= Bruno Goussault =

French scientist and chef, known for sous-vide cooking

Bruno Goussault (born 26 January 1942) is a French scientist, economist, inventor, and chef. He is best known for developing and promoting the modern sous-vide (French for "under vacuum") method of cooking. Before becoming the Chief Scientist at Cuisine Solutions in 2000, Bruno worked as a consultant helping to create sous-vide cooking manufacturing facilities in the United States, France, Chile, Brazil, and Norway. In 1991, he founded Centre de Recherché et d'Études pour L'Alimentation (Culinary Research and Education Academy or CREA) in Paris to train chefs on the application of sous-vide cooking. In addition to his work with Cuisine Solutions and CREA, Goussault is on the board of the Association of Chemists, Engineers and Managers of Agricultural and Food Industries.

== Education ==
Before beginning his culinary science career, Goussault earned a post-graduate degree from the d'Etudes et du Developpement Economique et Social, an MS degree in food technology from the Ecole Nationale Supérieure des Industries Agricoles et Alimentaires (now AgroParisTech), and a Ph.D. in economics from the University of Paris Pantheon.

== Career beginning ==
Goussault's food science career officially launched in 1967 when he began working with beef and ham. He spent three years in Niger, Africa experimenting with millet and sorghum milling techniques and continued his work with grains upon returning to France. This resulted in Goussault inventing a new technique for making a "super-quick-cooking '2-minute rice.'"

== Sous-vide ==
In 1970, Goussault began working with the vacuum pouch cooking method. It was also around this time, in 1972, when Goussault was involved with meat research and became a meat specialist despite being colorblind. Goussault claimed that he learned to "correlate the structures and textures people associate with particular colours to exact temperatures," and because of this, he discovered that meat cooked at lower temperatures loses less of its juices, develops a better texture, and cooks more evenly.

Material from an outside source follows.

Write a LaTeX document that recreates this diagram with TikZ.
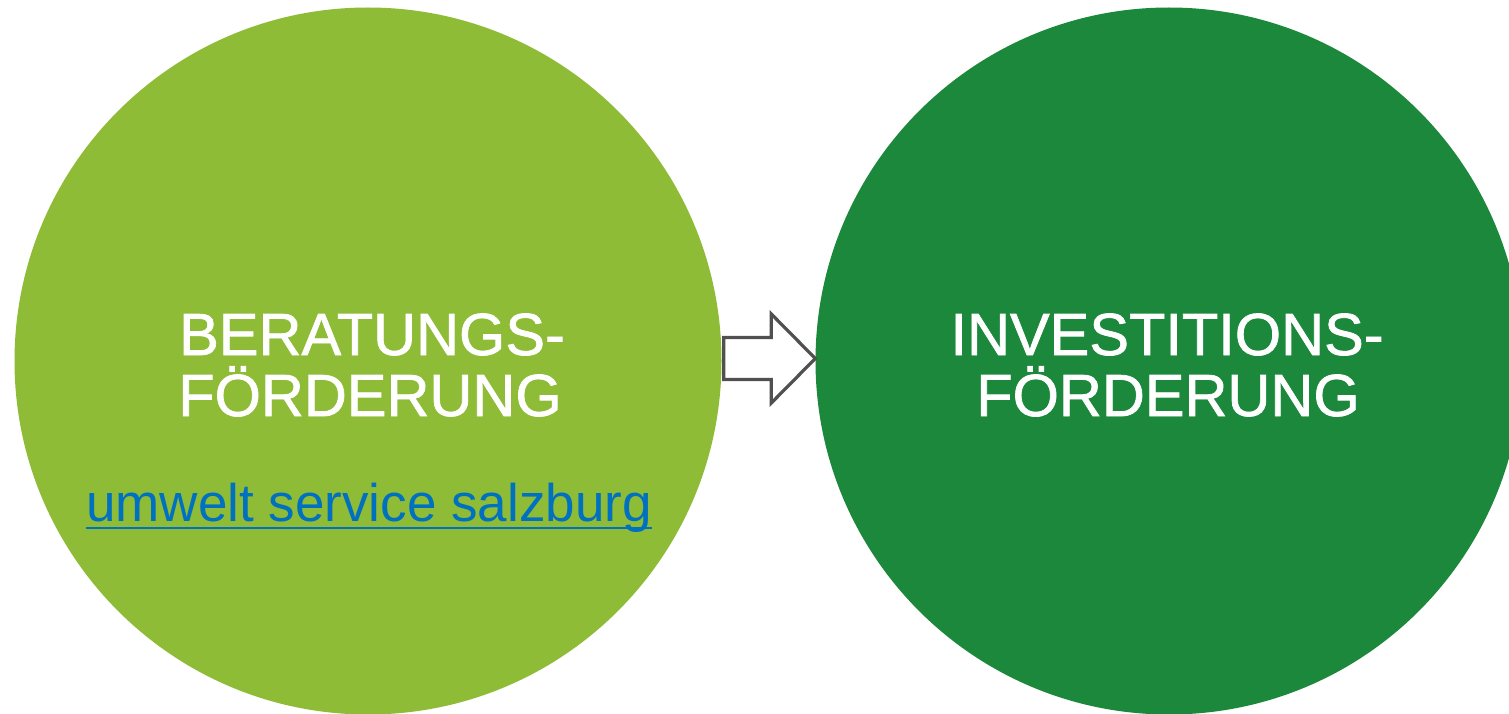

In 1974, a study that Goussault conducted regarding the sous-vide cooking of beef shoulder was presented at an international frozen-foods conference in Strasbourg, France, demonstrating how cooking the beef sous-vide extended its shelf life to 60 days. Goussault was later approached by Cryovac executives in 1978 and asked to add a scientific basis to Pralus' culinary training. Also in the 1980s, Goussault teamed up with three-star chef Joël Robuchon and SNCF, France's national train system, to create a new menu featuring sous-vide-prepared foods for SNCF's first-class service between Paris and Strasbourg.

In 1991, Goussault founded Centre de Recherche et d'Etudes pour L'Alimentation (Culinary Research and Education Academy or CREA) in Paris to teach students proper sous-vide cooking techniques, instructing them on how to use the method safely. Through CREA, Goussault has trained over 80% of chefs with three Michelin Guide stars.

In August 2015, under Goussault's training, Daylesford Crossing in Paoli, Pennsylvania, became the first senior-living centre in the United States to implement a sous-vide system.

In October 2025, in partnership with chef Patrick Ogheard and his team at the EHL, he published his knowledge and story in a book entitled ‘La cuisson à juste température’ (Cooking at Precise Temperature)..

== Cuisine Solutions ==
Goussault has been the Consultant of Cuisine Solutions (originally called Vie de France) since 1989, when he was hired by Stanislas Vilgrain to design a new system for producing high-quality sous-vide food on an industrial scale. Goussault began working with Cuisine Solutions' American operations in 2000, as the Chief Scientist. With a production line at Cuisine Solutions headquarters designed for 130,000 meals per day, the company now prepares sous-vide food for clients including the Super Bowl, Costco, the first-class cabins on Air France and American Airlines, the MGM Grand in Las Vegas, and hotel chains such as Westin and Hyatt. Cuisine Solutions has also worked with chef Thomas Keller on a sous-vide product line, and Goussault has helped to train the kitchen staff at both of Keller's restaurants, French Laundry and Per Se.

== Acclaim ==
Goussault received the Ordre National du Mérite from the President of France in 1995. In 2017, Goussault was named "one of the 100 greatest visionaries" by The Einstein Legacy Project and chosen for inclusion in Genius: 100 Visions of the Future, the world's first 3D-printed book.